# [SET TASK]
Count how many lines include "seaborn" and answer with that number only.

# [INFORMATION PROVIDED]
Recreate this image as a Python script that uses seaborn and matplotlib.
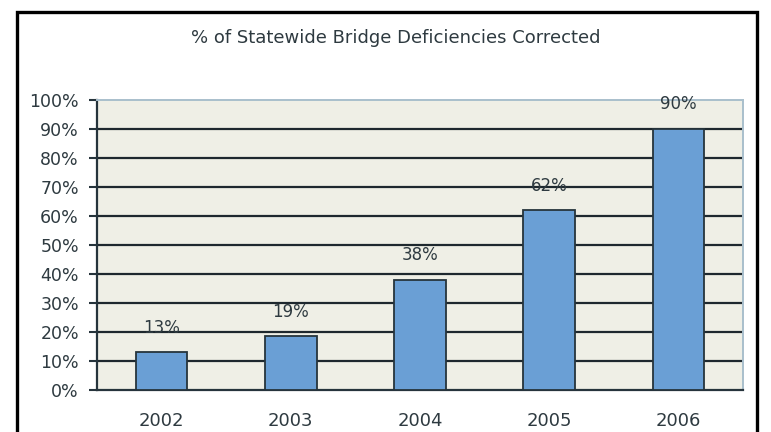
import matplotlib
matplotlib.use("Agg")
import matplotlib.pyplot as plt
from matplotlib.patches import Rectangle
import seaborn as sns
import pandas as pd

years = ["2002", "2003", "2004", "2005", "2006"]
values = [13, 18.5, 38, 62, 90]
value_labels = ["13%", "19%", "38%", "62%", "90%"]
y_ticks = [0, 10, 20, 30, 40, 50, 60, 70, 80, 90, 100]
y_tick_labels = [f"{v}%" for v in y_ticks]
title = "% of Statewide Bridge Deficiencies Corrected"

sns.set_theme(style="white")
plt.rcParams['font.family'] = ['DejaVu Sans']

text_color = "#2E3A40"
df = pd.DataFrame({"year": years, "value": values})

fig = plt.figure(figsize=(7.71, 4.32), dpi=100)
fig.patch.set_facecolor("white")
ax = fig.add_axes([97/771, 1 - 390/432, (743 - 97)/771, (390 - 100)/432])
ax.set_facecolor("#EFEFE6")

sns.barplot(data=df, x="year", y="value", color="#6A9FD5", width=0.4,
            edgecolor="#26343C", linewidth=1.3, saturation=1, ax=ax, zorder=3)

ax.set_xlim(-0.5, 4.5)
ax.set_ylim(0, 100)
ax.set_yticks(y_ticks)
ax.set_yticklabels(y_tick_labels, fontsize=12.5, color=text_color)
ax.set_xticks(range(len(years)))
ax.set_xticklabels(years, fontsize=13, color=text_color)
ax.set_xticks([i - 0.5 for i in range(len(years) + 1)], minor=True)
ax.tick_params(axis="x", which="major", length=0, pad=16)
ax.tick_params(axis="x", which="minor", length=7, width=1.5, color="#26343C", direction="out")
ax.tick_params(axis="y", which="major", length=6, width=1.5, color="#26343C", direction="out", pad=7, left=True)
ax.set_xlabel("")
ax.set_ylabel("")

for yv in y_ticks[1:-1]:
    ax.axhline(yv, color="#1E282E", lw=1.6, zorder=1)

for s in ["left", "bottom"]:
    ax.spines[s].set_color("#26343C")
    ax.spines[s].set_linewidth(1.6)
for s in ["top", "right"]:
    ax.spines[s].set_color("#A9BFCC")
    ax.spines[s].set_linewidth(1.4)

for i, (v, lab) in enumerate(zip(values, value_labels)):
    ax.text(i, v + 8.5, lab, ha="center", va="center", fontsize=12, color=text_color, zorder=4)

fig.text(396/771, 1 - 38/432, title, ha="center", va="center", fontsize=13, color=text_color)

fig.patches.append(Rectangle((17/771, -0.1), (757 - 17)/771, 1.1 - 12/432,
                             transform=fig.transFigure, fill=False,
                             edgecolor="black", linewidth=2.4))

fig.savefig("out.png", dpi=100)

# [ANSWER TO THE PROBLEM]
2